July 24th marks the anniversary of the pioneer saints entering the Salt Lake valley and Brigham Young announcing, “This is the place!” We celebrate with a big parade downtown and a world class rodeo (which I have only attended once in my life when a neighbor offered us free tickets). Many companies give employees the day off, but not the one my sweetie works for. This year the 24th falls on a Sunday, so the parade and other festivities are being held on the 25th. My sweetie and I were both born and raised in Utah and we have pioneers in every line of our family. In an effort to honor our ancestry, I’d like to tell you a little about one of them.
It was 1862 in Mt. Pleasant, Utah. Little Eliza Jane was 18 months old and she liked to follow her daddy, Nathan Staker into the orchard when he went to work. This worried her mom because there was a large ditch that ran close by (I’m sorry, I told you before that I had shared all my drowning stories, but I found one more).
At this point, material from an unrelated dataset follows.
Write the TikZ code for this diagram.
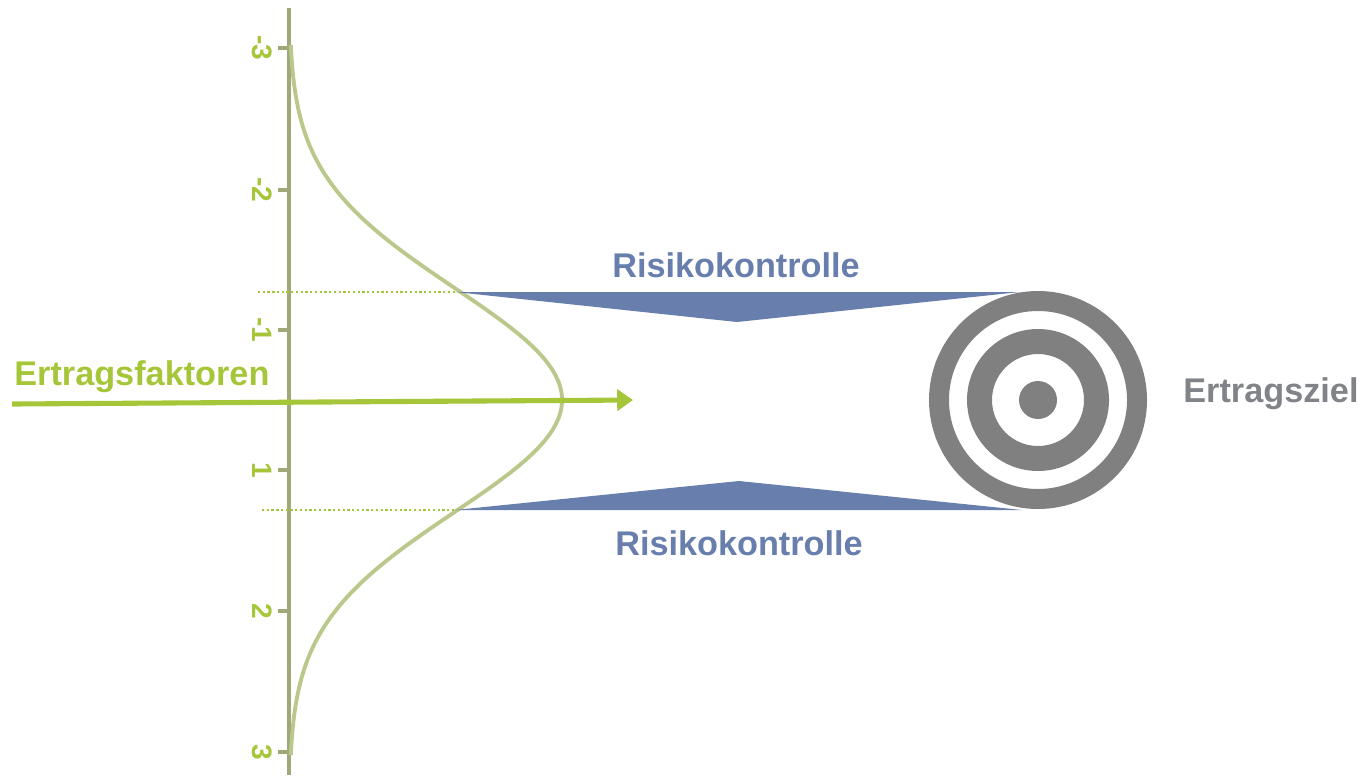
\documentclass[tikz,border=0pt]{standalone}
\usepackage{fontspec}
\setmainfont{Liberation Sans}
\usetikzlibrary{positioning,arrows.meta}
\definecolor{ertrag}{RGB}{166,198,58}
\definecolor{axisol}{RGB}{160,168,122}
\definecolor{curveol}{RGB}{186,200,140}
\definecolor{riskblue}{RGB}{104,127,174}
\definecolor{zielgray}{RGB}{128,128,128}
\definecolor{zieltext}{RGB}{128,131,136}
\tikzset{
  big/.style={font=\bfseries\fontsize{19.5}{23}\selectfont, inner sep=0pt},
  ticklbl/.style={font=\bfseries\fontsize{16}{18}\selectfont, text=ertrag, inner sep=0pt, rotate=-90},
  ax/.style={draw=axisol, line width=1.8pt},
  bell/.style={draw=curveol, line width=2.2pt},
  guide/.style={draw=ertrag, line width=1.3pt, dash pattern=on 1.3pt off 1.4pt},
  flow/.style={draw=ertrag, line width=2.9pt, -{Triangle[length=9pt,width=12pt]}},
  wedge/.style={fill=riskblue},
}
\begin{document}
\begin{tikzpicture}[x=0.02cm, y=-0.02cm]
\useasboundingbox (0,0) rectangle (1361,775);
% axis with ticks
\coordinate (axtop) at (289,8);
\coordinate (axbot) at (289,775);
\draw[ax] (axtop) -- (axbot);
\foreach \v/\ypos in {-3/48,-2/190,-1/330,1/470,2/611,3/752} {
  \coordinate (tk\ypos) at (278,\ypos);
  \draw[ax] (tk\ypos) -- (289,\ypos);
  \node[ticklbl] (t\ypos) at (262,\ypos) {\v};
}
% bell curve
\draw[bell] plot[domain=-355:355, samples=121, smooth] ({289+273*exp(-((\x/112)^2)/2)}, {400+\x});
% risk wedges
\coordinate (tl) at (455,292); \coordinate (tr) at (1020,292); \coordinate (tm) at (737,322);
\coordinate (bl) at (455,510); \coordinate (br) at (1022,510); \coordinate (bm) at (739,481);
\coordinate (dtl) at (258,292); \coordinate (dbl) at (262,510);
\draw[guide] (dtl) -- (tl);
\draw[guide] (dbl) -- (bl);
\fill[wedge] (tl) -- (tr) -- (tm) -- cycle;
\fill[wedge] (bl) -- (br) -- (bm) -- cycle;
\node[big, text=riskblue] (rktop) at (736,265) {Risikokontrolle};
\node[big, text=riskblue] (rkbot) at (739,543) {Risikokontrolle};
% target
\coordinate (tgt) at (1038,400);
\fill[zielgray, even odd rule] (tgt) circle (109) circle (89) circle (71) circle (46) circle (19);
\node[big, text=zieltext, anchor=west] (ziel) at (1183,394) {Ertragsziel};
% yield factors
\coordinate (fstart) at (12,404);
\coordinate (fend) at (633,400);
\draw[flow] (fstart) -- (fend);
\node[big, text=ertrag, anchor=west] (faktor) at (14,377) {Ertragsfaktoren};
\end{tikzpicture}
\end{document}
One day after lunch Eliza Jane was missing. They looked everywhere for her. Finally someone thought of the ditch. She was there, floating in the water wedged against the dam. She had been missing for over an hour and nothing could revive her.
Her grieving parents decided to send for Elder Orson Hyde who lived 5 miles away in Spring City. When Elder Hyde got there, he looked at Eliza Jane’s little body. She had no pulse and no heartbeat. Her body was getting cold. He told the Stakers, “She is dead and it isn’t pleasing in the sight of the Lord that we should try to bring back our dead after He has called them home.” Her dad said that he always tried to do what the Lord wanted, but that she was promised in her blessing that she would grow to womanhood and become a mother in Israel. “In that case,” said Elder Hyde, “I will ask God to restore your little girl to life again.” It wasn’t long before Eliza’s little body was once again warm and pink. Eliza Jane lived to bear 13 children (I told you it runs in the family!).